Question
The current price of Google stock is 100, and its price could be either 120 or 80 after 1 year. The annual risk-free rate is
The current price of Google stock is 100, and its price could be either 120 or 80 after 1 year. The annual risk-free rate is 10%. The one-year call option on Google stock has a strike price of $100.
a.Using the hedging approach, what is the hedge ratio and what is the call option's price?
For the following questions, assume you can only either buy or short sell 1 share of stock. You will build an arbitrage portfolio with initial cash flow = 0. You will be asked about your profit in 1 year.
b.Assume the one-year call's market price is $15. Calculate the arbitrage profit you can make in one year.
c.Assume the one-year call's market price is $10. Calculate the arbitrage profit you can make in one year.

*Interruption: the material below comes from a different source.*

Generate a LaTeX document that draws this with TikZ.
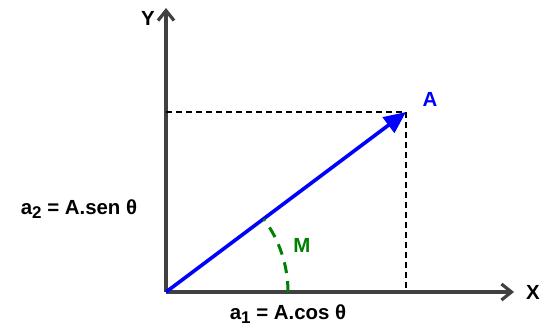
\documentclass[tikz,border=0pt]{standalone}
\usepackage{fontspec}
\setmainfont{Liberation Sans}
\usetikzlibrary{arrows.meta}

\newcommand*{\sub}[1]{\raisebox{-0.35ex}{\fontsize{17}{19}\selectfont #1}}

\begin{document}
\begin{tikzpicture}
[
	x=1bp, y=1bp,
	axis/.style={draw=black!75,line width=3.6bp,-{Straight Barb[length=10bp,width=16bp,line width=3.2bp]}},
	vec/.style={draw=blue,line width=3.6bp,-{Triangle[length=22bp,width=19bp]}},
	proj/.style={line width=1.7bp,dash pattern=on 6bp off 4bp},
	anglearc/.style={draw=green!50!black,line width=3bp,dash pattern=on 11bp off 8bp},
	lbl/.style={font=\fontsize{20.5}{24}\selectfont\bfseries,inner sep=0pt}
]
	\useasboundingbox (0,0) rectangle (540,329);

	% points
	\coordinate (O)    at (166,37);
	\coordinate (Ytop) at (166,321);
	\coordinate (Xend) at (514,37);
	\coordinate (P)    at (406,217);
	\coordinate (Px)   at (406,37);
	\coordinate (Py)   at (166,217);
	\coordinate (Marc) at (288,37);

	% axes
	\draw[axis] (O) -- (Ytop);
	\draw[axis] (O) -- (Xend);

	% projections
	\draw[proj] (Py) -- (P) -- (Px);

	% vector
	\draw[vec] (O) -- (P);

	% angle
	\draw[anglearc] (Marc) arc[start angle=0,end angle=36.87,radius=122];

	% labels
	\node[lbl] (ylabel) at (148,311) {Y};
	\node[lbl] (xlabel) at (533,37) {X};
	\node[lbl,blue] (alabel) at (430,230) {A};
	\node[lbl,green!50!black] (mlabel) at (302,84) {M};
	\node[lbl] (a2label) at (79,120) {a\sub{2} = A.sen θ};
	\node[lbl] (a1label) at (288,15) {a\sub{1} = A.cos θ};

\end{tikzpicture}
\end{document}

d.Assume the one-year call's market price is $15, the lending interest rate is still 10%, but the borrowing rate is 15%. Is there still an arbitrage opportunity? First answer yes or no. Then show your calculation to justify your answer.
e.Assume the one-year call's market price is $15, the lending interest rate is still 10%, what is the highest borrowing rate at which you can still make an arbitrage profit?
f.Assume the one-year call's market price is $10, the lending interest rate is still 10%, but the borrowing rate is 15%. Is there still an arbitrage opportunity? First answer yes or no. Then explain.